Google Street View lets you go back in time

Google has launched a new feature that lets users explore how places around the world have changed since it launched Street View seven years ago.

New feature gives ability to access old Street View images as far back as 2007

On Toronto's Lakeshore Boulevard, Street View users can see how the condo boom has changed the streetscape. (Google)

Google has launched a new feature that lets users explore how places around the world have changed since it launched Street View seven years ago.

"This will let you go back in time up to 2007," said Vinay Shet, product manager for Street View. "It paints a picture of how the world has been. It's a mirror of the world across time."

The feature is rolling out around the world over two days. As of 10:30 a.m. ET Wednesday, it was live in the U.S., but had not yet rolled out in Canada.

Google Canada spokesman Aaron Brindle said he would alert CBC News when Canadian users are able to try it out.

Brindle suggested that one interesting thing for Canadian users to check out is how Toronto's Lake Shore Boulevard has changed during the condo boom over the past few years.

Shet suggested using the new feature to see:

  • The construction of landmarks such as the 2014 World Cup Stadium in Fortelaza, Brazil.
  • The destruction wrought by natural disasters such as the 2011 earthquake and tsunami on places like Onagawa, Japan, and how they have been rebuilt.
  • How different cities such as Kyoto, Japan, look when covered in spring cherry blossoms and in the summer.

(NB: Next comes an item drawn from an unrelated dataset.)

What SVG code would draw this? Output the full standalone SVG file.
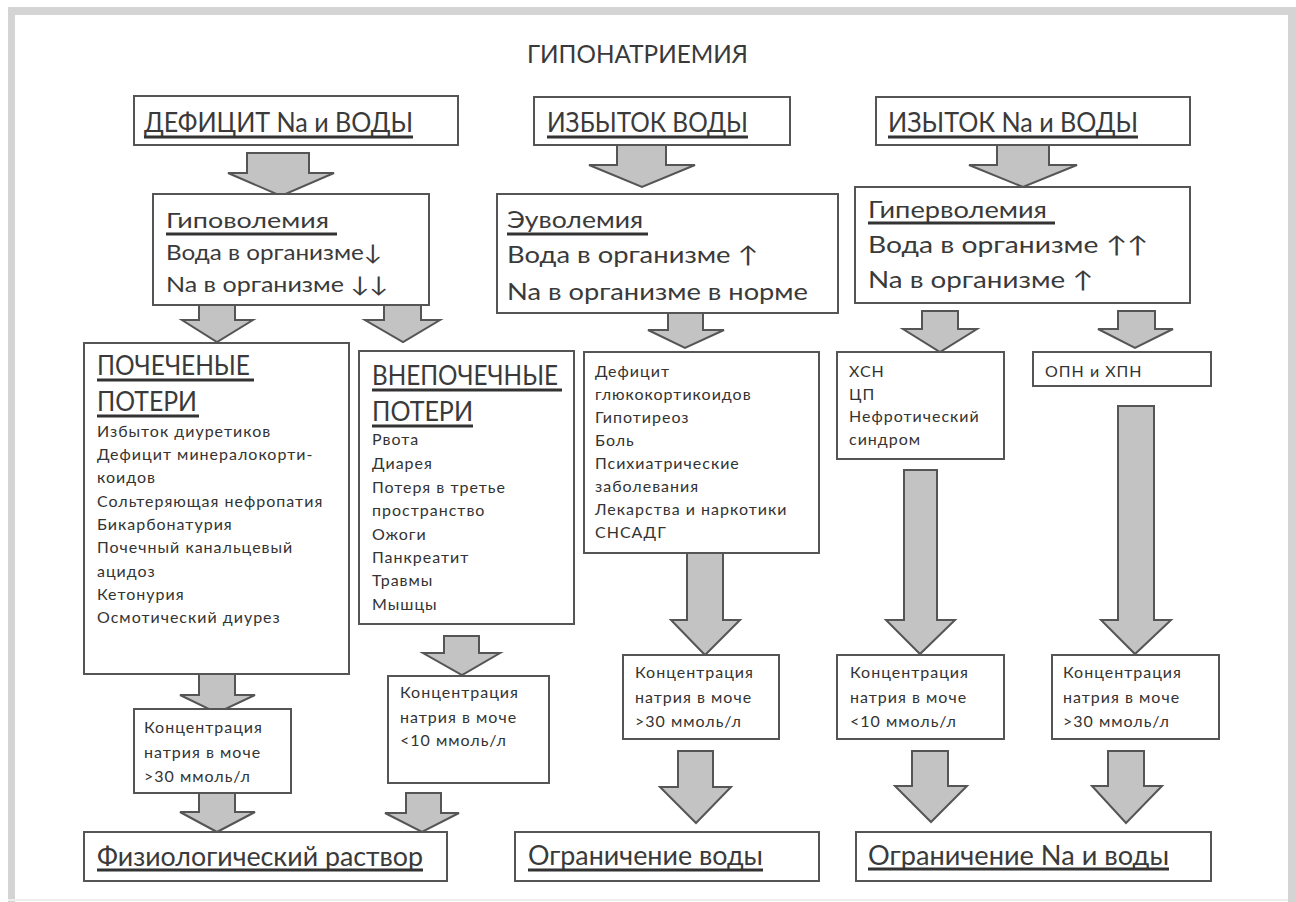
<svg xmlns="http://www.w3.org/2000/svg" width="1296" height="902" viewBox="0 0 1296 902">
<style>
.box{fill:#fff;stroke:#555;stroke-width:2}
.arr{fill:#c3c3c3;stroke:#555;stroke-width:2;stroke-linejoin:miter}
.t{font-family:Lato,"Open Sans",sans-serif;fill:#3a3a3a}
.h1{font-size:26px}
.h2{font-size:21.5px}
.h3{font-size:23px}
.s{font-size:16px;letter-spacing:1px;fill:#333}
.ul{stroke:#333;stroke-width:3}
.frame{fill:#d4d4d4}
</style>
<rect width="1296" height="902" fill="#fff"/>
<rect class="frame" x="8" y="7" width="1288" height="8"/>
<rect class="frame" x="8" y="7" width="7" height="895"/>
<rect class="frame" x="1288" y="7" width="8" height="895"/>
<rect x="8" y="899" width="1280" height="2" fill="#eeeeee"/>

<text class="t" x="527" y="63" font-size="25" textLength="221" lengthAdjust="spacingAndGlyphs">ГИПОНАТРИЕМИЯ</text>

<g id="connectors">
<path class="arr" d="M247,153H309V173H334L281,196L228,173H247Z"/>
<path class="arr" d="M617,145H666V165H695L642,187L589,165H617Z"/>
<path class="arr" d="M997,145H1049V165H1077L1023,187L969,165H997Z"/>
<path class="arr" d="M199,303H235V320H253L217,342L182,320H199Z"/>
<path class="arr" d="M384,303H421V320H440L403,342L365,320H384Z"/>
<path class="arr" d="M668,313H703V330H724L685,348L648,330H668Z"/>
<path class="arr" d="M922,311H958V329H977L940,352L903,329H922Z"/>
<path class="arr" d="M1118,311H1155V329H1173L1135,348L1098,329H1118Z"/>
<path class="arr" d="M199,674H235V695H255L217,713L180,695H199Z"/>
<path class="arr" d="M444,636H479V653H500L462,675L423,653H444Z"/>
<path class="arr" d="M687,553H723V620H740L705,655L671,620H687Z"/>
<path class="arr" d="M904,470H937V620H955L920,654L886,620H904Z"/>
<path class="arr" d="M1118,406H1154V620H1171L1135,654L1101,620H1118Z"/>
<path class="arr" d="M199,793H235V812H255L217,832L180,812H199Z"/>
<path class="arr" d="M406,793H441V813H459L422,832L385,813H406Z"/>
<path class="arr" d="M678,751H713V787H731L696,823L660,787H678Z"/>
<path class="arr" d="M912,751H948V786H967L931,822L895,786H912Z"/>
<path class="arr" d="M1108,751H1144V786H1162L1126,823L1092,786H1108Z"/>
</g>

<g id="deficit">
<rect class="box" x="134" y="96" width="324" height="49"/>
<text class="t h1" x="144" y="132" textLength="269" lengthAdjust="spacingAndGlyphs">ДЕФИЦИТ Na и ВОДЫ</text>
<line class="ul" x1="144" y1="137" x2="413" y2="137"/>
</g>
<g id="excess-water">
<rect class="box" x="534" y="97" width="256" height="48"/>
<text class="t h1" x="547" y="132" textLength="201" lengthAdjust="spacingAndGlyphs">ИЗБЫТОК ВОДЫ</text>
<line class="ul" x1="547" y1="137" x2="748" y2="137"/>
</g>
<g id="excess-na">
<rect class="box" x="876" y="97" width="314" height="48"/>
<text class="t h1" x="888" y="132" textLength="250" lengthAdjust="spacingAndGlyphs">ИЗЫТОК Na и ВОДЫ</text>
<line class="ul" x1="888" y1="137" x2="1138" y2="137"/>
</g>

<g id="hypovolemia">
<rect class="box" x="153" y="194" width="276" height="111"/>
<text class="t h2" x="166" y="228" textLength="163" lengthAdjust="spacingAndGlyphs">Гиповолемия</text>
<line class="ul" x1="166" y1="234" x2="337" y2="234"/>
<text class="t h2" x="166" y="260" textLength="216" lengthAdjust="spacingAndGlyphs">Вода в организме↓</text>
<text class="t h2" x="166" y="292" textLength="222" lengthAdjust="spacingAndGlyphs">Na в организме ↓↓</text>
</g>
<g id="euvolemia">
<rect class="box" x="497" y="194" width="341" height="119"/>
<text class="t h3" x="507" y="228" textLength="136" lengthAdjust="spacingAndGlyphs">Эуволемия</text>
<line class="ul" x1="507" y1="234" x2="648" y2="234"/>
<text class="t h3" x="507" y="263" textLength="251" lengthAdjust="spacingAndGlyphs">Вода в организме ↑</text>
<text class="t h3" x="507" y="300" textLength="301" lengthAdjust="spacingAndGlyphs">Na в организме в норме</text>
</g>
<g id="hypervolemia">
<rect class="box" x="855" y="187" width="335" height="116"/>
<text class="t h3" x="868" y="218" textLength="179" lengthAdjust="spacingAndGlyphs">Гиперволемия</text>
<line class="ul" x1="868" y1="223" x2="1055" y2="223"/>
<text class="t h3" x="868" y="253" textLength="280" lengthAdjust="spacingAndGlyphs">Вода в организме ↑↑</text>
<text class="t h3" x="868" y="288" textLength="225" lengthAdjust="spacingAndGlyphs">Na в организме ↑</text>
</g>

<g id="renal">
<rect class="box" x="84" y="343" width="265" height="331"/>
<text class="t h1" x="97" y="375" textLength="153" lengthAdjust="spacingAndGlyphs">ПОЧЕЧЕНЫЕ</text>
<line class="ul" x1="97" y1="380" x2="254" y2="380"/>
<text class="t h1" x="97" y="411" textLength="100" lengthAdjust="spacingAndGlyphs">ПОТЕРИ</text>
<line class="ul" x1="97" y1="416" x2="199" y2="416"/>
<text class="t s" x="97" y="437">Избыток диуретиков</text>
<text class="t s" x="97" y="460">Дефицит минералокорти-</text>
<text class="t s" x="97" y="483">коидов</text>
<text class="t s" x="97" y="507">Сольтеряющая нефропатия</text>
<text class="t s" x="97" y="530">Бикарбонатурия</text>
<text class="t s" x="97" y="553">Почечный канальцевый</text>
<text class="t s" x="97" y="577">ацидоз</text>
<text class="t s" x="97" y="600">Кетонурия</text>
<text class="t s" x="97" y="623">Осмотический диурез</text>
</g>
<g id="extrarenal">
<rect class="box" x="359" y="351" width="215" height="273"/>
<text class="t h1" x="372" y="385" textLength="186" lengthAdjust="spacingAndGlyphs">ВНЕПОЧЕЧНЫЕ</text>
<line class="ul" x1="372" y1="390" x2="562" y2="390"/>
<text class="t h1" x="372" y="421" textLength="101" lengthAdjust="spacingAndGlyphs">ПОТЕРИ</text>
<line class="ul" x1="372" y1="426" x2="473" y2="426"/>
<text class="t s" x="372" y="445">Рвота</text>
<text class="t s" x="372" y="469">Диарея</text>
<text class="t s" x="372" y="493">Потеря в третье</text>
<text class="t s" x="372" y="516">пространство</text>
<text class="t s" x="372" y="540">Ожоги</text>
<text class="t s" x="372" y="563">Панкреатит</text>
<text class="t s" x="372" y="586">Травмы</text>
<text class="t s" x="372" y="610">Мышцы</text>
</g>
<g id="euvolemia-causes">
<rect class="box" x="584" y="352" width="235" height="201"/>
<text class="t s" x="595" y="377">Дефицит</text>
<text class="t s" x="595" y="400">глюкокортикоидов</text>
<text class="t s" x="595" y="423">Гипотиреоз</text>
<text class="t s" x="595" y="446">Боль</text>
<text class="t s" x="595" y="469">Психиатрические</text>
<text class="t s" x="595" y="492">заболевания</text>
<text class="t s" x="595" y="515">Лекарства и наркотики</text>
<text class="t s" x="595" y="538">СНСАДГ</text>
</g>
<g id="hf">
<rect class="box" x="837" y="352" width="167" height="107"/>
<text class="t s" x="849" y="377">ХСН</text>
<text class="t s" x="849" y="400">ЦП</text>
<text class="t s" x="849" y="422">Нефротический</text>
<text class="t s" x="849" y="445">синдром</text>
</g>
<g id="renal-failure">
<rect class="box" x="1033" y="352" width="178" height="34"/>
<text class="t s" x="1045" y="377">ОПН и ХПН</text>
</g>

<g id="conc1">
<rect class="box" x="134" y="709" width="157" height="84"/>
<text class="t s" x="144" y="733">Концентрация</text>
<text class="t s" x="144" y="758">натрия в моче</text>
<text class="t s" x="144" y="782">&gt;30 ммоль/л</text>
</g>
<g id="conc2">
<rect class="box" x="388" y="676" width="161" height="107"/>
<text class="t s" x="400" y="698">Концентрация</text>
<text class="t s" x="400" y="723">натрия в моче</text>
<text class="t s" x="400" y="746">&lt;10 ммоль/л</text>
</g>
<g id="conc3">
<rect class="box" x="623" y="655" width="156" height="84"/>
<text class="t s" x="635" y="678">Концентрация</text>
<text class="t s" x="635" y="703">натрия в моче</text>
<text class="t s" x="635" y="727">&gt;30 ммоль/л</text>
</g>
<g id="conc4">
<rect class="box" x="837" y="655" width="167" height="84"/>
<text class="t s" x="850" y="678">Концентрация</text>
<text class="t s" x="850" y="703">натрия в моче</text>
<text class="t s" x="850" y="727">&lt;10 ммоль/л</text>
</g>
<g id="conc5">
<rect class="box" x="1052" y="655" width="167" height="84"/>
<text class="t s" x="1063" y="678">Концентрация</text>
<text class="t s" x="1063" y="703">натрия в моче</text>
<text class="t s" x="1063" y="727">&gt;30 ммоль/л</text>
</g>

<g id="saline">
<rect class="box" x="84" y="832" width="363" height="49"/>
<text class="t h1" x="97" y="866" font-size="27" textLength="326" lengthAdjust="spacingAndGlyphs">Физиологический раствор</text>
<line class="ul" x1="97" y1="870" x2="423" y2="870"/>
</g>
<g id="water-restriction">
<rect class="box" x="515" y="832" width="304" height="49"/>
<text class="t h1" x="528" y="865" font-size="27" textLength="235" lengthAdjust="spacingAndGlyphs">Ограничение воды</text>
<line class="ul" x1="528" y1="870" x2="763" y2="870"/>
</g>
<g id="na-water-restriction">
<rect class="box" x="856" y="832" width="355" height="49"/>
<text class="t h1" x="868" y="865" font-size="27" textLength="301" lengthAdjust="spacingAndGlyphs">Ограничение Na и воды</text>
<line class="ul" x1="868" y1="869" x2="1169" y2="869"/>
</g>
</svg>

"It's also an opportunity to see how humanity has evolved culturally," said Shet, pointing out the evolution of technology from flip phones to smartphones in ads in New York's Times Square during an online video demo.

The availability of the new feature is indicated by a little clock in the upper left of a given Street View scene. A slider allows you to toggle among views from different times. Google has also dressed up its yellow Google Street View man icon as Doc Brown, the time machine inventor from the movie Back to the Future, for the launch.

The new feature will allow you to see some previously unpublished Street View images captured over the years, such as night shots of Times Square. Their quality wasn't high enough to allow them to be the main images on Street View, but Shet said they now can be used to add context.

The feature also preserves access to Street View images that are meaningful to some users. Shet gave the example of a man whose parents died some time after having been captured in Street View imagery. He was afraid the image would be replaced by a newer view of the street.

Some Street View pictures posted through the years have also upset people who were captured in activities or visiting places that they wanted to keep private. Google now blurs the images of people who contact the company asking to be shielded from Street View. Masking will be available on the older photos too, Shet said, even if it's just because a person didn't like the way he or she looked a few years ago.

PIctures to be added to digital time capsules

On average, in most places, only one image from the past will be available in addition to the most recent Street View image.

However, many past images will be available in major city centres because Google's Street View cars tended to visit those areas more frequently.

Google Inc. intends to keep adding pictures to the digital time capsules as its photo-taking cars continue to cruise the same streets gathering updates.

Like everything else on Google's map, the time-tripping option is free. Google makes money off its maps from advertising, so the Mountain View, Calif., company is constantly coming up with new attractions to keep people coming back.

Google Street View is used by a billion people each month and currently spans 55 countries.

The look-back feature will be available in all but three of those countries: Germany and Switzerland, where government regulations restrict Google's use of the past images, and South Africa, where technical problems have slowed the feature's rollout.